Instruction
Give the data below again exactly as written, without its pictures.

====

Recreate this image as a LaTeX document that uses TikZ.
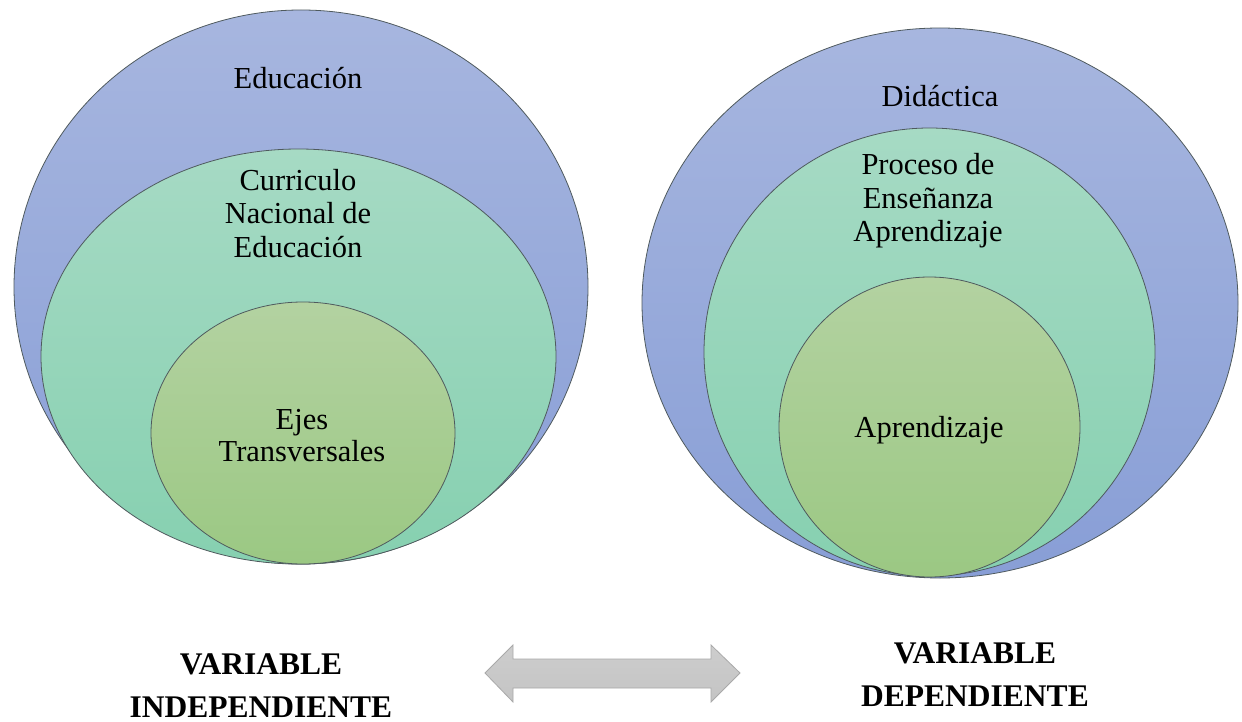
\documentclass[tikz,border=0pt]{standalone}
\usepackage{fontspec}
\setmainfont{Liberation Serif}
\usetikzlibrary{shapes.geometric}
\definecolor{blueTop}{HTML}{A7B6DF}
\definecolor{blueBot}{HTML}{889ED6}
\definecolor{tealTop}{HTML}{A6DAC4}
\definecolor{tealBot}{HTML}{86D0B0}
\definecolor{greenTop}{HTML}{B3D2A1}
\definecolor{greenBot}{HTML}{9BC883}
\definecolor{edgecol}{HTML}{4F5A5E}
\definecolor{arrowTop}{HTML}{CDCDCD}
\definecolor{arrowBot}{HTML}{C4C4C4}
\definecolor{arrowEdge}{HTML}{A9A9A9}
\begin{document}
\begin{tikzpicture}[x=1pt,y=-1pt,
  ring/.style={ellipse, draw=edgecol, line width=0.8pt, inner sep=0pt},
  outerring/.style={ring, top color=blueTop, bottom color=blueBot},
  midring/.style={ring, top color=tealTop, bottom color=tealBot},
  innerring/.style={ring, top color=greenTop, bottom color=greenBot},
  lbl/.style={font=\fontsize{30.5}{33}\selectfont, anchor=base, inner sep=0pt},
  vlbl/.style={font=\fontsize{31.5}{43}\selectfont\bfseries, anchor=base, inner sep=0pt}]
\useasboundingbox (0,0) rectangle (1242,722);
\fill[white] (0,0) rectangle (1242,722);

% left group
\node[outerring, minimum width=574pt, minimum height=554pt] (LO) at (301,287) {};
\node[midring, minimum width=515pt, minimum height=415pt] (LM) at (298.5,356.5) {};
\node[innerring, minimum width=304pt, minimum height=262pt] (LI) at (303,433) {};

% right group
\node[outerring, minimum width=596pt, minimum height=550pt] (RO) at (940,303) {};
\node[midring, minimum width=451pt, minimum height=448pt] (RM) at (929.5,352) {};
\node[innerring, minimum width=301pt, minimum height=300pt] (RI) at (929.5,427) {};

% left labels
\node[lbl] (t1) at (298,89) {Educación};
\node[lbl] (t2a) at (298,191) {Curriculo};
\node[lbl] (t2b) at (298,224) {Nacional de};
\node[lbl] (t2c) at (298,257) {Educación};
\node[lbl] (t3a) at (302,429) {Ejes};
\node[lbl] (t3b) at (302,461) {Transversales};

% right labels
\node[lbl] (r1) at (940,107) {Didáctica};
\node[lbl] (r2a) at (928,175) {Proceso de};
\node[lbl] (r2b) at (928,208) {Enseñanza};
\node[lbl] (r2c) at (928,241) {Aprendizaje};
\node[lbl] (r3) at (929,437) {Aprendizaje};

% variable labels
\node[vlbl] (v1a) at (261,674) {VARIABLE};
\node[vlbl] (v1b) at (261,717) {INDEPENDIENTE};
\node[vlbl] (v2a) at (975,663) {VARIABLE};
\node[vlbl] (v2b) at (975,706) {DEPENDIENTE};

% double block arrow
\draw[draw=arrowEdge, line width=0.8pt, top color=arrowTop, bottom color=arrowBot]
  (485,673) -- (513,645) -- (513,659) -- (711,659) -- (711,645) -- (740,673)
  -- (711,702) -- (711,688) -- (513,688) -- (513,702) -- cycle;
\end{tikzpicture}
\end{document}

====

Answer to the exercise
Recreate this image as a LaTeX document that uses TikZ.
\documentclass[tikz,border=0pt]{standalone}
\usepackage{fontspec}
\setmainfont{Liberation Serif}
\usetikzlibrary{shapes.geometric}
\definecolor{blueTop}{HTML}{A7B6DF}
\definecolor{blueBot}{HTML}{889ED6}
\definecolor{tealTop}{HTML}{A6DAC4}
\definecolor{tealBot}{HTML}{86D0B0}
\definecolor{greenTop}{HTML}{B3D2A1}
\definecolor{greenBot}{HTML}{9BC883}
\definecolor{edgecol}{HTML}{4F5A5E}
\definecolor{arrowTop}{HTML}{CDCDCD}
\definecolor{arrowBot}{HTML}{C4C4C4}
\definecolor{arrowEdge}{HTML}{A9A9A9}
\begin{document}
\begin{tikzpicture}[x=1pt,y=-1pt,
  ring/.style={ellipse, draw=edgecol, line width=0.8pt, inner sep=0pt},
  outerring/.style={ring, top color=blueTop, bottom color=blueBot},
  midring/.style={ring, top color=tealTop, bottom color=tealBot},
  innerring/.style={ring, top color=greenTop, bottom color=greenBot},
  lbl/.style={font=\fontsize{30.5}{33}\selectfont, anchor=base, inner sep=0pt},
  vlbl/.style={font=\fontsize{31.5}{43}\selectfont\bfseries, anchor=base, inner sep=0pt}]
\useasboundingbox (0,0) rectangle (1242,722);
\fill[white] (0,0) rectangle (1242,722);

% left group
\node[outerring, minimum width=574pt, minimum height=554pt] (LO) at (301,287) {};
\node[midring, minimum width=515pt, minimum height=415pt] (LM) at (298.5,356.5) {};
\node[innerring, minimum width=304pt, minimum height=262pt] (LI) at (303,433) {};

% right group
\node[outerring, minimum width=596pt, minimum height=550pt] (RO) at (940,303) {};
\node[midring, minimum width=451pt, minimum height=448pt] (RM) at (929.5,352) {};
\node[innerring, minimum width=301pt, minimum height=300pt] (RI) at (929.5,427) {};

% left labels
\node[lbl] (t1) at (298,89) {Educación};
\node[lbl] (t2a) at (298,191) {Curriculo};
\node[lbl] (t2b) at (298,224) {Nacional de};
\node[lbl] (t2c) at (298,257) {Educación};
\node[lbl] (t3a) at (302,429) {Ejes};
\node[lbl] (t3b) at (302,461) {Transversales};

% right labels
\node[lbl] (r1) at (940,107) {Didáctica};
\node[lbl] (r2a) at (928,175) {Proceso de};
\node[lbl] (r2b) at (928,208) {Enseñanza};
\node[lbl] (r2c) at (928,241) {Aprendizaje};
\node[lbl] (r3) at (929,437) {Aprendizaje};

% variable labels
\node[vlbl] (v1a) at (261,674) {VARIABLE};
\node[vlbl] (v1b) at (261,717) {INDEPENDIENTE};
\node[vlbl] (v2a) at (975,663) {VARIABLE};
\node[vlbl] (v2b) at (975,706) {DEPENDIENTE};

% double block arrow
\draw[draw=arrowEdge, line width=0.8pt, top color=arrowTop, bottom color=arrowBot]
  (485,673) -- (513,645) -- (513,659) -- (711,659) -- (711,645) -- (740,673)
  -- (711,702) -- (711,688) -- (513,688) -- (513,702) -- cycle;
\end{tikzpicture}
\end{document}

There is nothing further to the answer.